=== Records for processing ===

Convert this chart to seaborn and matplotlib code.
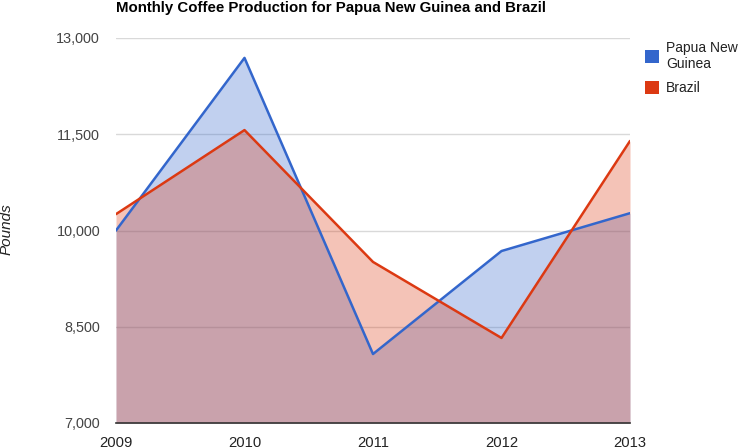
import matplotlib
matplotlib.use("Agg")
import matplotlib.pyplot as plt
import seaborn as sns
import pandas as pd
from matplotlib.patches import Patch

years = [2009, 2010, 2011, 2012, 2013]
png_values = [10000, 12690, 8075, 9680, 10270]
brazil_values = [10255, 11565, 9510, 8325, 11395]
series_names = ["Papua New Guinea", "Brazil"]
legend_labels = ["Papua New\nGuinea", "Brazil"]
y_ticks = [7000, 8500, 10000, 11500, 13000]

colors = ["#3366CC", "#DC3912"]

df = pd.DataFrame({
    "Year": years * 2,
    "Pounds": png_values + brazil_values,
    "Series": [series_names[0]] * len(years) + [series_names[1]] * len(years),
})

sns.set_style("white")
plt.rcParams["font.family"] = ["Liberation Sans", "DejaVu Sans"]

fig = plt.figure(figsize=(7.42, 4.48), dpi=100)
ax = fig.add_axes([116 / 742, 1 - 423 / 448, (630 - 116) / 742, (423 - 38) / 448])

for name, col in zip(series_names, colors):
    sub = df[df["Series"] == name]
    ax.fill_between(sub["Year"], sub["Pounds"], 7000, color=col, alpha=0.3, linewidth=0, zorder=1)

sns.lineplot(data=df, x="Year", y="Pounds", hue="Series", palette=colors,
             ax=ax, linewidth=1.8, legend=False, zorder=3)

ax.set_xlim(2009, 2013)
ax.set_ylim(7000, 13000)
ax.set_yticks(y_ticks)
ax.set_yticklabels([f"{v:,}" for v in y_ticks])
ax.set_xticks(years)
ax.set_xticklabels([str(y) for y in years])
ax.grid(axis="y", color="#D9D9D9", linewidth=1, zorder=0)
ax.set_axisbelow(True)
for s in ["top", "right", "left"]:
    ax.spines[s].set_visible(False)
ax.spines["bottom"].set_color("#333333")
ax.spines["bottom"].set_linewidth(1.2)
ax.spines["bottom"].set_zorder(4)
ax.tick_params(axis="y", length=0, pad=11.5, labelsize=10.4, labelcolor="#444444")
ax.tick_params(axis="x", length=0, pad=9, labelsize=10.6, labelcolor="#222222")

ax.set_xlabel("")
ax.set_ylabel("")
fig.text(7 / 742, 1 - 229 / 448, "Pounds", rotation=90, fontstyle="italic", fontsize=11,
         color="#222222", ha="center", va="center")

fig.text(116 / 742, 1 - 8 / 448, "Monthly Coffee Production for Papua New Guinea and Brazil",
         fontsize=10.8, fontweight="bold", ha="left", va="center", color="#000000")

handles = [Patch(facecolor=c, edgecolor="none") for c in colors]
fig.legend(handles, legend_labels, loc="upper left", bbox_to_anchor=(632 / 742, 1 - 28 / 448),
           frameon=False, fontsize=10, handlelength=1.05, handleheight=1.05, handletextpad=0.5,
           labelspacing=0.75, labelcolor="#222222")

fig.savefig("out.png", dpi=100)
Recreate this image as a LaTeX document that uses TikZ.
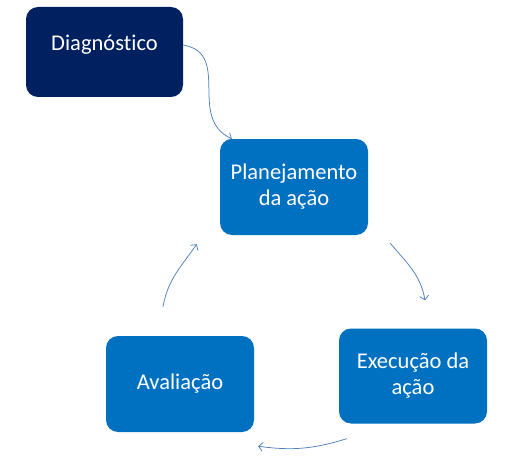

===

:: What you need to do ::
Reproduce every entry exactly, but omit each picture.

:: Solution to this exercise ::
Convert this chart to seaborn and matplotlib code.
import matplotlib
matplotlib.use("Agg")
import matplotlib.pyplot as plt
import seaborn as sns
import pandas as pd
from matplotlib.patches import Patch

years = [2009, 2010, 2011, 2012, 2013]
png_values = [10000, 12690, 8075, 9680, 10270]
brazil_values = [10255, 11565, 9510, 8325, 11395]
series_names = ["Papua New Guinea", "Brazil"]
legend_labels = ["Papua New\nGuinea", "Brazil"]
y_ticks = [7000, 8500, 10000, 11500, 13000]

colors = ["#3366CC", "#DC3912"]

df = pd.DataFrame({
    "Year": years * 2,
    "Pounds": png_values + brazil_values,
    "Series": [series_names[0]] * len(years) + [series_names[1]] * len(years),
})

sns.set_style("white")
plt.rcParams["font.family"] = ["Liberation Sans", "DejaVu Sans"]

fig = plt.figure(figsize=(7.42, 4.48), dpi=100)
ax = fig.add_axes([116 / 742, 1 - 423 / 448, (630 - 116) / 742, (423 - 38) / 448])

for name, col in zip(series_names, colors):
    sub = df[df["Series"] == name]
    ax.fill_between(sub["Year"], sub["Pounds"], 7000, color=col, alpha=0.3, linewidth=0, zorder=1)

sns.lineplot(data=df, x="Year", y="Pounds", hue="Series", palette=colors,
             ax=ax, linewidth=1.8, legend=False, zorder=3)

ax.set_xlim(2009, 2013)
ax.set_ylim(7000, 13000)
ax.set_yticks(y_ticks)
ax.set_yticklabels([f"{v:,}" for v in y_ticks])
ax.set_xticks(years)
ax.set_xticklabels([str(y) for y in years])
ax.grid(axis="y", color="#D9D9D9", linewidth=1, zorder=0)
ax.set_axisbelow(True)
for s in ["top", "right", "left"]:
    ax.spines[s].set_visible(False)
ax.spines["bottom"].set_color("#333333")
ax.spines["bottom"].set_linewidth(1.2)
ax.spines["bottom"].set_zorder(4)
ax.tick_params(axis="y", length=0, pad=11.5, labelsize=10.4, labelcolor="#444444")
ax.tick_params(axis="x", length=0, pad=9, labelsize=10.6, labelcolor="#222222")

ax.set_xlabel("")
ax.set_ylabel("")
fig.text(7 / 742, 1 - 229 / 448, "Pounds", rotation=90, fontstyle="italic", fontsize=11,
         color="#222222", ha="center", va="center")

fig.text(116 / 742, 1 - 8 / 448, "Monthly Coffee Production for Papua New Guinea and Brazil",
         fontsize=10.8, fontweight="bold", ha="left", va="center", color="#000000")

handles = [Patch(facecolor=c, edgecolor="none") for c in colors]
fig.legend(handles, legend_labels, loc="upper left", bbox_to_anchor=(632 / 742, 1 - 28 / 448),
           frameon=False, fontsize=10, handlelength=1.05, handleheight=1.05, handletextpad=0.5,
           labelspacing=0.75, labelcolor="#222222")

fig.savefig("out.png", dpi=100)
Recreate this image as a LaTeX document that uses TikZ.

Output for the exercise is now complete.